Он отшутился, мы выкурили по сигарете, о чем-то непринужденно поболтали, обменялись новостями и разошлись. И только тут я заметил, как смотрит в след уходящему Цою Критский. Примерно так он обычно смотрел на свою любимую девушку Олю — с восторгом и неоформленной в слова, но страстно выжигающей все его существо изнутри надеждой, сладко убитый самим фактом ее присутствия где-то тут, в пределах видимости, на расстоянии вытянутой руки.

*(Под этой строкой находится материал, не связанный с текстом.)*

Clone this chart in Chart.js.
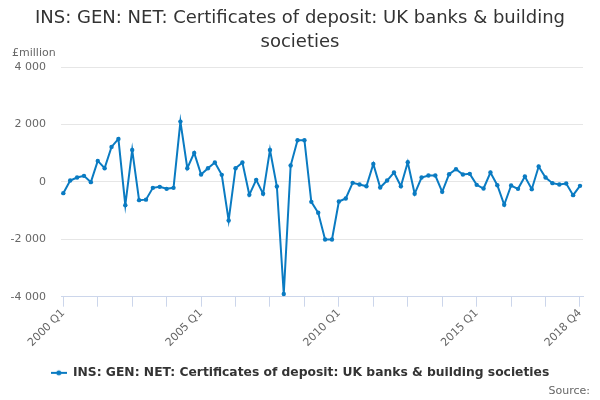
<!DOCTYPE html>
<html>
<head>
  <title>Certificates of deposit</title>
  <script src="https://cdn.jsdelivr.net/npm/chart.js"></script>
  <style>
    body { margin: 0; background: #fff; }
  </style>
</head>
<body>
<canvas id="chart" width="600" height="400"></canvas>
<script>
  const seriesName = 'INS: GEN: NET: Certificates of deposit: UK banks & building societies';
  const years = [2000, 2001, 2002, 2003, 2004, 2005, 2006, 2007, 2008, 2009,
                 2010, 2011, 2012, 2013, 2014, 2015, 2016, 2017, 2018];
  const quarters = [];
  years.forEach(y => ['Q1', 'Q2', 'Q3', 'Q4'].forEach(q => quarters.push(y + ' ' + q)));

  const values = [-394, 45, 150, 209, -10, 730, 476, 1217, 1495, -811,
                  1113, -638, -620, -209, -174, -243, -209, 2098, 476, 1008,
                  255, 476, 672, 243, -1345, 476, 672, -452, 70, -417,
                  1113, -162, -3906, 568, 1450, 1450, -696, -1078, -2006, -2006,
                  -684, -580, -35, -93, -151, 626, -197, 46, 325, -151,
                  684, -417, 150, 220, 220, -348, 267, 441, 255, 278,
                  -104, -232, 325, -116, -800, -128, -243, 186, -255, 533,
                  150, -46, -93, -58, -464, -139];

  const shownLabels = ['2000 Q1', '2005 Q1', '2010 Q1', '2015 Q1', '2018 Q4'];
  const yTicks = [-4000, -2000, 0, 2000, 4000];

  const blue = '#0a7bc2';
  const font = '"DejaVu Sans", sans-serif';

  // legend symbol: short line with a dot
  const sym = document.createElement('canvas');
  sym.width = 16; sym.height = 8;
  const sc = sym.getContext('2d');
  sc.strokeStyle = blue; sc.lineWidth = 2;
  sc.beginPath(); sc.moveTo(0, 4); sc.lineTo(16, 4); sc.stroke();
  sc.fillStyle = blue;
  sc.beginPath(); sc.arc(8, 4, 2.5, 0, Math.PI * 2); sc.fill();

  // unit label top left, source note bottom right
  const notes = {
    id: 'notes',
    afterDraw(chart) {
      const ctx = chart.ctx;
      ctx.save();
      ctx.font = '11px ' + font;
      ctx.fillStyle = '#666';
      ctx.textBaseline = 'middle';
      ctx.fillText('£million', 12, 53);
      ctx.textAlign = 'right';
      ctx.fillText('Source:', 590, 391);
      ctx.restore();
    }
  };

  function fmt(v) {
    const s = Math.abs(v).toString().replace(/\B(?=(\d{3})+(?!\d))/g, ' ');
    return (v < 0 ? '-' : '') + s;
  }

  new Chart(document.getElementById('chart'), {
    type: 'line',
    data: {
      labels: quarters,
      datasets: [{
        label: seriesName,
        data: values,
        borderColor: blue,
        backgroundColor: blue,
        borderWidth: 2,
        pointRadius: 2.2,
        pointBorderWidth: 0,
        pointHoverRadius: 3,
        tension: 0
      }]
    },
    options: {
      responsive: false,
      animation: false,
      layout: { padding: { left: 0, right: 0, top: 0, bottom: 11 } },
      plugins: {
        title: {
          display: true,
          text: ['INS: GEN: NET: Certificates of deposit: UK banks & building', 'societies'],
          color: '#333',
          font: { family: font, size: 18, weight: 'normal', lineHeight: 1.3 },
          padding: { top: 7, bottom: 13.2 }
        },
        legend: {
          position: 'bottom',
          labels: {
            usePointStyle: true,
            pointStyle: sym,
            pointStyleWidth: 16,
            color: '#333',
            font: { family: font, size: 12.3, weight: 'bold' },
            padding: 10
          }
        },
        tooltip: { enabled: false }
      },
      scales: {
        x: {
          afterFit(s) { s.height = 60; },
          afterBuildTicks(s) {
            // small inset of first/last point from the plot edges
            s._startValue = -0.334;
            s._valueRange = 75.77;
          },
          grid: {
            drawOnChartArea: false,
            tickLength: 10,
            tickColor: c => (c.index % 5 === 0 ? '#ccd6eb' : 'rgba(0,0,0,0)')
          },
          border: { color: '#ccd6eb' },
          ticks: {
            autoSkip: false,
            maxRotation: 45,
            minRotation: 45,
            color: '#666',
            font: { family: font, size: 11 },
            padding: 0,
            callback(v, i) {
              const l = quarters[i];
              return shownLabels.includes(l) ? l : '';
            }
          }
        },
        y: {
          min: -4000,
          max: 4000,
          afterFit(s) { s.width = 61; },
          afterBuildTicks(s) { s.ticks = yTicks.map(v => ({ value: v })); },
          grid: { color: '#e6e6e6', drawTicks: false },
          border: { display: false },
          ticks: {
            color: '#666',
            font: { family: font, size: 11 },
            padding: 15,
            callback: v => fmt(v)
          }
        },
        // empty right-hand spacer so the plot ends at the same place as the reference
        spacer: {
          position: 'right',
          min: 0,
          max: 1,
          afterFit(s) { s.width = 17; },
          grid: { display: false },
          border: { display: false },
          ticks: { display: false }
        }
      }
    },
    plugins: [notes]
  });
</script>
</body>
</html>
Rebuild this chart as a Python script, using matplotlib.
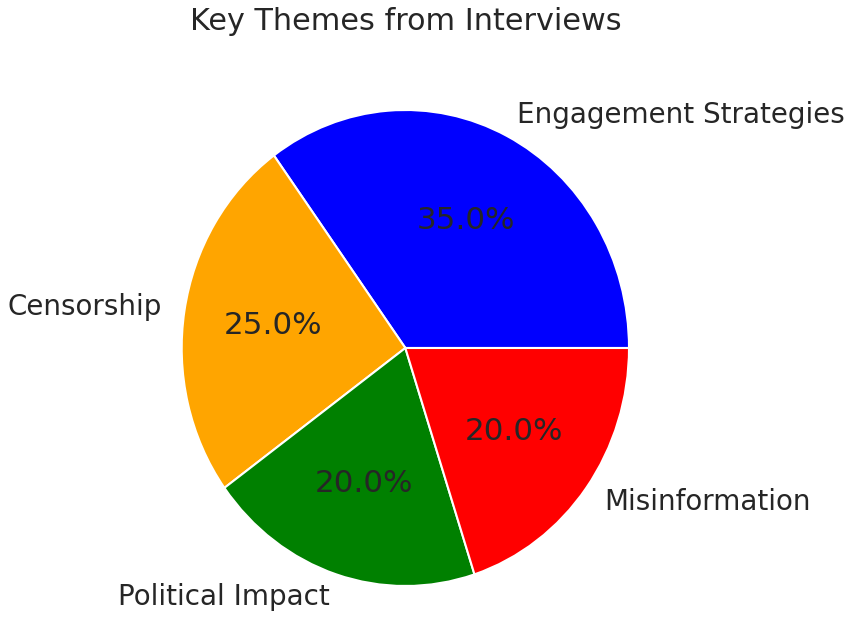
import matplotlib
matplotlib.use("Agg")
import matplotlib.pyplot as plt

labels = ["Engagement Strategies", "Censorship", "Political Impact", "Misinformation"]
values = [35, 25, 20, 20]
colors = ["blue", "orange", "green", "red"]
title = "Key Themes from Interviews"

W, H = 851, 621
fig = plt.figure(figsize=(W / 100, H / 100), dpi=100)
ax = fig.add_axes([181.7 / W, (H - 586) / H, 447.3 / W, 476 / H])

wedges, texts, autotexts = ax.pie(
    values, labels=labels, colors=colors, autopct="%1.1f%%",
    wedgeprops=dict(edgecolor="white", linewidth=1.5),
    textprops=dict(fontsize=20, color="#262626"),
)
for t in autotexts:
    t.set_fontsize(22.3)
ax.set_aspect("auto")
ax.set_xlim(-1, 1)
ax.set_ylim(-1, 1)

fig.text(405.4 / W, 1 - 21 / H, title, ha="center", va="center",
         fontsize=21.8, color="#262626")

fig.savefig("out.png", dpi=100)
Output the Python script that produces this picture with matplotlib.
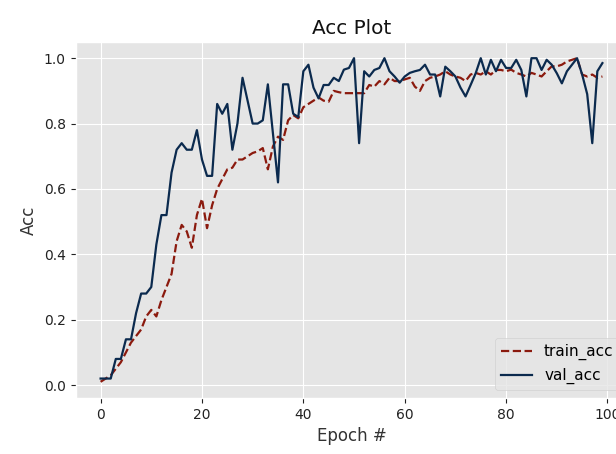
import matplotlib
matplotlib.use("Agg")
import matplotlib.pyplot as plt
import numpy as np

epochs = list(range(100))

train_acc = [
    0.01, 0.02, 0.03, 0.05, 0.07, 0.10, 0.13, 0.15, 0.17, 0.21,
    0.23, 0.21, 0.26, 0.30, 0.34, 0.44, 0.49, 0.47, 0.42, 0.52,
    0.57, 0.48, 0.55, 0.60, 0.63, 0.66, 0.665, 0.69, 0.69, 0.70,
    0.71, 0.715, 0.725, 0.66, 0.73, 0.76, 0.75, 0.81, 0.826, 0.816,
    0.85, 0.86, 0.87, 0.88, 0.87, 0.867, 0.90, 0.896, 0.893, 0.893,
    0.893, 0.893, 0.893, 0.918, 0.913, 0.93, 0.92, 0.94, 0.93, 0.93,
    0.935, 0.94, 0.913, 0.90, 0.93, 0.94, 0.944, 0.95, 0.96, 0.95,
    0.944, 0.94, 0.93, 0.95, 0.955, 0.95, 0.96, 0.95, 0.964, 0.964,
    0.96, 0.965, 0.955, 0.95, 0.944, 0.955, 0.95, 0.944, 0.96, 0.975,
    0.975, 0.98, 0.99, 0.995, 1.0, 0.95, 0.944, 0.95, 0.94, 0.944,
]

val_acc = [
    0.02, 0.02, 0.02, 0.08, 0.08, 0.14, 0.14, 0.22, 0.28, 0.28,
    0.30, 0.43, 0.52, 0.52, 0.65, 0.72, 0.74, 0.72, 0.72, 0.78,
    0.69, 0.64, 0.64, 0.86, 0.83, 0.86, 0.72, 0.80, 0.94, 0.87,
    0.80, 0.80, 0.81, 0.92, 0.77, 0.62, 0.92, 0.92, 0.83, 0.82,
    0.96, 0.98, 0.91, 0.877, 0.918, 0.918, 0.94, 0.93, 0.965, 0.97,
    1.0, 0.74, 0.96, 0.944, 0.964, 0.97, 1.0, 0.96, 0.944, 0.925,
    0.944, 0.955, 0.96, 0.964, 0.98, 0.95, 0.95, 0.883, 0.974, 0.96,
    0.944, 0.91, 0.883, 0.918, 0.954, 1.0, 0.95, 0.995, 0.96, 0.995,
    0.97, 0.97, 0.995, 0.964, 0.883, 1.0, 1.0, 0.964, 0.995, 0.98,
    0.954, 0.923, 0.96, 0.98, 1.0, 0.95, 0.89, 0.74, 0.96, 0.985,
]

plt.style.use("ggplot")
fig = plt.figure(figsize=(6.16, 4.54), dpi=100)
ax = fig.add_axes([75.5 / 616, 56 / 454, 552 / 616, 356 / 454])

ax.plot(epochs, train_acc, linestyle="--", color="#8B1A0E", linewidth=1.6, label="train_acc")
ax.plot(epochs, val_acc, linestyle="-", color="#0B2A4E", linewidth=1.6, label="val_acc")

ax.set_title("Acc Plot", color="#111111")
ax.set_xlabel("Epoch #", color="#333333")
ax.set_ylabel("Acc", color="#333333")
ax.set_xticks([0, 20, 40, 60, 80, 100])
ax.set_yticks([0.0, 0.2, 0.4, 0.6, 0.8, 1.0])
ax.tick_params(colors="#222222")
ax.legend(loc="lower right", fontsize=11)

fig.savefig("out.png", dpi=100)
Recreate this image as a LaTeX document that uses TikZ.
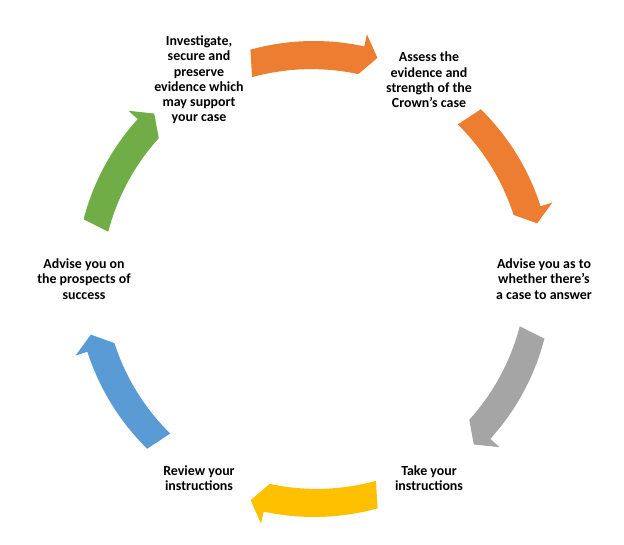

Наверное, время было такое — из-под ног уходила страна, кругом трещали опоры доселе незыблемого ми-pa, и в этом треске кто-то слышал зов апокалиптического зверя, а кто-то музыку опасных, но веселых перемен, — время требовало новых, принципиально новых идолов. Все ждали некий Глас, который наконец скажет, как дело пойдет дальше и что же теперь следует делать, ну или хотя бы объяснит, что же такое, собственно, произошло. Тогда еще было в ходу мнение, что искусство как таковое — от литературы до рок-н-ролла—в первую очередь должно служить осведомителем общества относительно его предназначения. Чушь, конечно, но подобные ожидания действительно имели место. Это в широком смысле, а в узком — юное поколение восьмидесятых, «поколение перемен», хотело, чтобы ему, безъязыкому, наконец-то рассказали что-тоо нем самом, рассказали правду, пусть даже это будет неприглядная правда, и за это оно готово было отдать всю свою бесхозную любовь и собачью преданность. Ведь неспроста на гребень в ту пору вознеслись сразу две супергруппы — «Кино» и «Ласковый май». Такого убедительного успеха, какой выпал на их долю, позже не испытал уже больше никто вплоть до набитых страшилками «Короля и шута» и мармеладного Баскова. Цой, разумеется, в этой парадигме был голосом надежды, а «Ласковый май» — дудочкой дьявольского обольщения. (Характерна фраза из вводки к публикации одного цоевского интервью: «Сегодня на этом месте ты, дорогой читатель, должен был найти давно обещанный материал о „Ласковом мае“, но… Вчера поклонники группы „Кино“ отмечали печальную дату — девять дней гибели Виктора Цоя, поэтому…»)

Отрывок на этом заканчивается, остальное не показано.